Update: Rakudu Release #22 has been named after us!
blog | official announcment

Our (TO.pm) Perl 6 Hackathon was last Saturday. I had a blast, waking up early and spending Saturday morning tackling a new challenge. Aran & ValueClick were wonderful hosts! Thank you! In theory, our plan was to make a simple DB back aggregation website to test the state of the art in perl6 land. My goal was to show up and hack away, and see what there was to see.

We set up ourselves on a communal account on a shared host. I set up a common screen session which made it easy and fun to follow each others work. There may be new tools for communal editing (subethaedit and the like), but screen has a certain beauty and simplicity that is perfect for this "four laptops in a room" coding style.
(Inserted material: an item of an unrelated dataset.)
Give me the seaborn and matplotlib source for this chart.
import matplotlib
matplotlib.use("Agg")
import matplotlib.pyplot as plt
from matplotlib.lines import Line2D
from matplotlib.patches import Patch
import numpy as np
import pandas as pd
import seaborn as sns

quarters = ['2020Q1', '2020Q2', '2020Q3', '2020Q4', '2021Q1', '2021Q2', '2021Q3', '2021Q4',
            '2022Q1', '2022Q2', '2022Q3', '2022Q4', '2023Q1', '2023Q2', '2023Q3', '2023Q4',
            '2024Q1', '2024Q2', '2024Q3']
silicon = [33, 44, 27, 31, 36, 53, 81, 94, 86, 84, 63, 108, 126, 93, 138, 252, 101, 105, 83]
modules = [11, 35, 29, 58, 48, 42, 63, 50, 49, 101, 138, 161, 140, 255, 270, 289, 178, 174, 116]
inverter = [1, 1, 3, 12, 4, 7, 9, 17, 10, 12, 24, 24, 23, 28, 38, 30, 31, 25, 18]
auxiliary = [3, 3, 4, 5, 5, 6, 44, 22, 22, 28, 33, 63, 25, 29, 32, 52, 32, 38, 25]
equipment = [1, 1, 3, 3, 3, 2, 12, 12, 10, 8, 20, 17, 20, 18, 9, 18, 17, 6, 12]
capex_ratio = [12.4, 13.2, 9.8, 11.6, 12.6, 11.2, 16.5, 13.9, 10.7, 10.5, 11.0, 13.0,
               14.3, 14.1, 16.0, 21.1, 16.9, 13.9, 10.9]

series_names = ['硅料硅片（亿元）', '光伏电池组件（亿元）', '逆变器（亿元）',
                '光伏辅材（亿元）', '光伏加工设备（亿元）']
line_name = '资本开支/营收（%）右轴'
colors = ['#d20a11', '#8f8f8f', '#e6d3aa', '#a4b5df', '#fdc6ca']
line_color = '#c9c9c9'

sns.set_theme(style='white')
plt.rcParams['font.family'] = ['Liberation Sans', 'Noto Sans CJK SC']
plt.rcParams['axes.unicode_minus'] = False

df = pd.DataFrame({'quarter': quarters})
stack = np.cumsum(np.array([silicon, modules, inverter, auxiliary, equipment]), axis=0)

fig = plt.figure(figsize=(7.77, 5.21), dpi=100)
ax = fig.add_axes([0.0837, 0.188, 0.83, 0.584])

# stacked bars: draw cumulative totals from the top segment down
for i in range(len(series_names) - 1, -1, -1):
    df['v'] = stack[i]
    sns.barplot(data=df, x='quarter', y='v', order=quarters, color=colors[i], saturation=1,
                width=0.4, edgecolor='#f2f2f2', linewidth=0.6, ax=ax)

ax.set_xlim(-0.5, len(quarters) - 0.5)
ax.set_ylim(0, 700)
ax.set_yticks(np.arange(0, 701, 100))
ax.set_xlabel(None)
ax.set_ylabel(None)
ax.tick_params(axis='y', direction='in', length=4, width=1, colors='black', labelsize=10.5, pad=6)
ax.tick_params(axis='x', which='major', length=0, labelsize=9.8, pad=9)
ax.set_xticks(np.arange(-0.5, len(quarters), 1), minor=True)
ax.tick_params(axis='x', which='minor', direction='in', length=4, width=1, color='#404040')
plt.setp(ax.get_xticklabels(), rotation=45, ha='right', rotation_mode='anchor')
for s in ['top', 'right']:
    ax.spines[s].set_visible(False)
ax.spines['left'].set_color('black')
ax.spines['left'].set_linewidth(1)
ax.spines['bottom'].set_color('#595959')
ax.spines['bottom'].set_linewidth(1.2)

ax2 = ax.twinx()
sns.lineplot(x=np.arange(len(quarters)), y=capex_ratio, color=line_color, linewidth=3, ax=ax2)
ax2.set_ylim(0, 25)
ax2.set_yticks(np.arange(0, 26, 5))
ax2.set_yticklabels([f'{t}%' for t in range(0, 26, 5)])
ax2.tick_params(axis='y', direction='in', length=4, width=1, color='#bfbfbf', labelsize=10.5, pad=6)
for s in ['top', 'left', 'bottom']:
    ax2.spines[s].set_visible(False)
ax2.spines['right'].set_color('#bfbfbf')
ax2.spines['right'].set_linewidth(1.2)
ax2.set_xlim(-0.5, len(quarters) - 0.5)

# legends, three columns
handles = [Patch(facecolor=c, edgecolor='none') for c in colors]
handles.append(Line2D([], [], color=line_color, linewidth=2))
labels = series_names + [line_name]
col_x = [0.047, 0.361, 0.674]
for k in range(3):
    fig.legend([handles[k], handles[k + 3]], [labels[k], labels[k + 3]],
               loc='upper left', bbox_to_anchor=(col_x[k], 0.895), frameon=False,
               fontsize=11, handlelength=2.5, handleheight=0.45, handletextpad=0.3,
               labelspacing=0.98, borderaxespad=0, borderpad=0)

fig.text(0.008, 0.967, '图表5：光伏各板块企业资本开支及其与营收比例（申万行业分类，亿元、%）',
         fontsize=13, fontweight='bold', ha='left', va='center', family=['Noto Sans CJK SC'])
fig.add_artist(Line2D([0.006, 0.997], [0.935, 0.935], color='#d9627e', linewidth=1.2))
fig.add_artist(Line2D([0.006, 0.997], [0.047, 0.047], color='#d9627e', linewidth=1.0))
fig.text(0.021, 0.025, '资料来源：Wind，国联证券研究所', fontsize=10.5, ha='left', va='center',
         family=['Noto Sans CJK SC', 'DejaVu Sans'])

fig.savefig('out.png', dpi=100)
I also made a local git repository to snapshot our process. The local repo is complete, but I had problems pushing it to github. I'll get that working soon and push it up.
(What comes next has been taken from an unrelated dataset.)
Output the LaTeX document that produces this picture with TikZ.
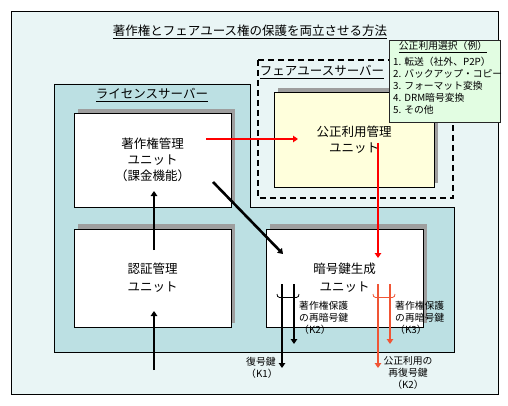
\documentclass[tikz,border=0pt]{standalone}
\usepackage{fontspec}
\setmainfont{Noto Sans CJK JP}
\usetikzlibrary{arrows.meta}
\definecolor{bgc}{HTML}{E9F5F5}
\definecolor{licc}{HTML}{BCE0E3}
\definecolor{yelc}{HTML}{FFFFDC}
\definecolor{grnc}{HTML}{E2FDE2}
\definecolor{orgc}{HTML}{F05535}
\definecolor{shdc}{gray}{0.62}
\begin{document}
\begin{tikzpicture}[x=1pt,y=-1pt,
  unitbox/.style={draw=black,line width=0.9pt,fill=white,inner sep=0pt,align=center,
    font=\fontsize{12.5}{16}\selectfont},
  shadowbox/.style={fill=shdc,draw=none},
  bigtxt/.style={inner sep=0pt,font=\fontsize{12.5}{16}\selectfont},
  smalltxt/.style={inner sep=0pt,font=\fontsize{9.8}{12}\selectfont},
  listtxt/.style={inner sep=0pt,anchor=west,font=\fontsize{9.8}{12}\selectfont},
  arr/.style={line width=2.6pt,-{Triangle[length=5pt,width=6.5pt]}},
  brace/.style={line width=0.8pt}
]
\useasboundingbox (0,0) rectangle (508,406);
% outer frame
\draw[fill=bgc,line width=0.9pt] (11,11) rectangle (498,394);
\node[bigtxt] (title) at (250,32) {\underline{著作権とフェアユース権の保護を両立させる方法}};
% license server (L-shape)
\draw[fill=licc,line width=0.9pt] (54,84) -- (250,84) -- (250,207) -- (454,207) -- (454,352) -- (54,352) -- cycle;
\node[bigtxt] (lictitle) at (152,95) {\underline{ライセンスサーバー}};
% fair use server
\draw[line width=2.2pt,dash pattern=on 6pt off 4pt] (258,60) rectangle (453,198);
\node[bigtxt] (fairtitle) at (322,72) {\underline{フェアユースサーバー}};
% shadows
\fill[shadowbox] (278,88) rectangle (438,183);
\fill[shadowbox] (78,109) rectangle (235,203);
\fill[shadowbox] (78,224) rectangle (235,323);
\fill[shadowbox] (270,224) rectangle (427,323);
% units
\node[unitbox,fill=yelc,minimum width=160pt,minimum height=95pt] (fair) at (354,139.5) {公正利用管理\\ユニット};
\node[unitbox,minimum width=157pt,minimum height=94pt] (lu) at (152.5,160) {著作権管理\\ユニット\\（課金機能）};
\node[unitbox,minimum width=157pt,minimum height=98pt,font=\fontsize{12.5}{18}\selectfont] (auth) at (152.5,278) {認証管理\\ユニット};
\node[unitbox,minimum width=157pt,minimum height=98pt,font=\fontsize{12.5}{18}\selectfont] (key) at (344.5,278) {暗号鍵生成\\ユニット};
% selection box
\draw[fill=grnc,draw=black!85,line width=0.9pt] (389,40) rectangle (500,122);
\node[smalltxt] (seltitle) at (443,47) {\underline{公正利用選択（例）}};
\node[listtxt] (s1) at (393,62) {1. 転送（社外、P2P）};
\node[listtxt] (s2) at (393,74) {2. バックアップ・コピー};
\node[listtxt] (s3) at (393,86) {3. フォーマット変換};
\node[listtxt] (s4) at (393,98) {4. DRM暗号変換};
\node[listtxt] (s5) at (393,110) {5. その他};
% coordinates
\coordinate (inA) at (154,370);
\coordinate (authin) at (154,311);
\coordinate (authout) at (154,250);
\coordinate (luin) at (154,191);
\coordinate (luout) at (213,182);
\coordinate (keyin) at (283,254);
\coordinate (luout2) at (206,139);
\coordinate (fairin) at (298,139);
\coordinate (fairout) at (378,143);
\coordinate (keyin2) at (378,258);
\coordinate (k1s) at (282,284);
\coordinate (k1e) at (282,368);
\coordinate (k2s) at (294,284);
\coordinate (k2e) at (294,344);
\coordinate (r1s) at (378,284);
\coordinate (r1e) at (378,368);
\coordinate (r2s) at (390,284);
\coordinate (r2e) at (390,344);
% arrows
\draw[arr] (inA) -- (authin);
\draw[arr] (authout) -- (luin);
\draw[arr] (luout) -- (keyin);
\draw[arr,red] (luout2) -- (fairin);
\draw[arr,red] (fairout) -- (keyin2);
\draw[arr] (k1s) -- (k1e);
\draw[arr] (k2s) -- (k2e);
\draw[arr,orgc] (r1s) -- (r1e);
\draw[arr,orgc] (r2s) -- (r2e);
% brace marks
\draw[brace] (277,294) to[out=-90,in=180] (279.5,297.5) -- (296.5,297.5) to[out=0,in=-90] (299,294);
\draw[brace,orgc] (373,294) to[out=-90,in=180] (375.5,297.5) -- (392.5,297.5) to[out=0,in=-90] (395,294);
% labels
\node[smalltxt,align=left,anchor=north west] (lk2) at (299,301) {著作権保護\\の再暗号鍵\\（K2）};
\node[smalltxt,align=left,anchor=north west] (lk3) at (395,301) {著作権保護\\の再暗号鍵\\（K3）};
\node[smalltxt,align=left,anchor=north west] (lk1) at (246,357) {復号鍵\\（K1）};
\node[smalltxt,align=center,anchor=north] (lkf) at (408,356) {公正利用の\\再復号鍵\\（K2）};
\end{tikzpicture}
\end{document}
Before the meet-up, Todd had made gains getting sqlite3 to work with perl6 + rakudu. (Honestly I was mostly lost by his birdseed code but it is definitely neat). I spent much of Saturday providing pairing with him to provide assistance getting his stuff working in our shared environment. Frustrating that updates to rakudu knocked out his working code, but he has since moved on to get it working another way.

As you know, Mitch and I were working on the cyanide system. Well, earlier today it ate itself. But, these little set-backs are just what we need to take a giant step forward. Right, Kent? Needless to say, I was a little despondent about the melt down, but then, in the midst of my preparations for hari kiri, it came to me. It is possible to synthesize excited bromide in an argon matrix. Yes, it's an excimer frozen in its excited state.
--Real Genius
I didn't actually write anything in perl6 during the hackathon. I did get to read and edit some PIR (parrot code). I read the scripts that Aran and Shawn put together. I think Aran's "game" is even still live on http://sponge-six.thousand-oaks-perl.org. Notice the empty button on the cave page, that's the result of the body of a for loop getting executed, even though the array is empty. Bug? Feature? Confusion?

I had a great time. I enjoyed hacking together a working environment and smoothing rough edges, that plays well to my skills. I hope to do something similar in the future, "social coding" is fun! Give it a try. Get involved! Your Language and Your World are what you make them!